Responding vs. Reacting

We’ve all been there, during a particularly rowdy game of tag something in the house shattered. Now your child is staring at you in tears. Now what?

Do you react or respond? While we may want to say we would respond, more often than not, it’s not that easy. When difficult things happen, we are often victims of our gut reactions. It can be difficult to think before we act. Many times, depending on the situation, we can go into ‘fight or flight” mode. This is an acute stress response that can lead to over-reaction, yelling, and even aggression. 

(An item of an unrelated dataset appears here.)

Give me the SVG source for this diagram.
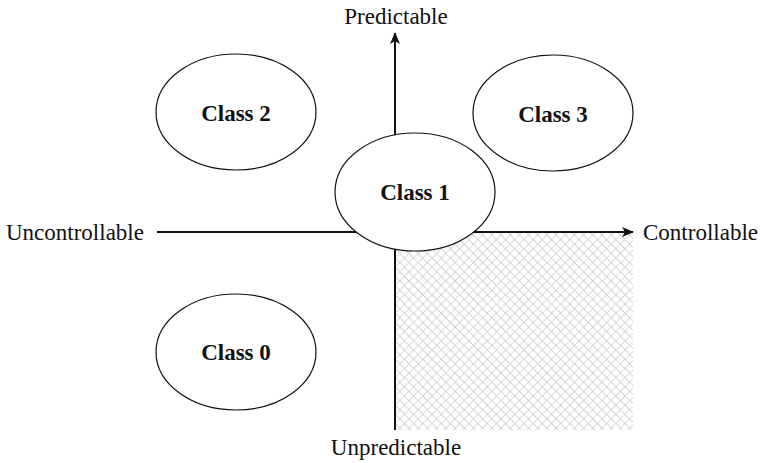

As a parent or guardian, it is important to know the difference between reacting and responding to our children. If our children break a glass, spill a drink, or have a tantrum, we need to be aware of how we are behaving in response. 

What is reacting?

Your initial reactions are usually fueled by emotions, and emotions are not always rational. When you react, you are matching the child’s emotional response. If they’re screaming and having a tantrum, you’re screaming and yelling in response. If something causes you to have an emotional response, you are going to need to recognize the emotion, take a deep breath and think. If your first reaction is to yell, the reaction you will be met with is far more likely to be negative and emotionally fueled. Is your child yelling and screaming? Yelling back will only make the situation worse.

What is responding?

On the other hand, responding gives your child the opportunity to express their emotions in a safe space. Taking a minute and regulating your initial response can also lead to a more thoughtful reply. Responses contain more reason than gut reactions. When you take the time to add reason to your response, you have more time to consider your child’s feelings and thoughts. For example, in the aforementioned example, saying “How could you be so careless!” would be a reaction. However, a response may be: “Okay, I see there was an accident here, let’s get a sponge and clean it up together.” For several other examples, Imperfect Families created a useful chart for reference.

Why does it matter?

When you respond to negative behavior rather than react to it, you are encouraging your children to express their emotions. An emotion that is met with anger can cause a child to be fearful to express their frustrations or to make mistakes. Children will look to you for help understanding their emotions and feelings rather than shying away from your guidance.

Being a parent is difficult. They are faced with a variety of challenges every day. However, taking time to sort through your emotions and responding to your child, will help create a more positive environment where emotions are celebrated and shared openly.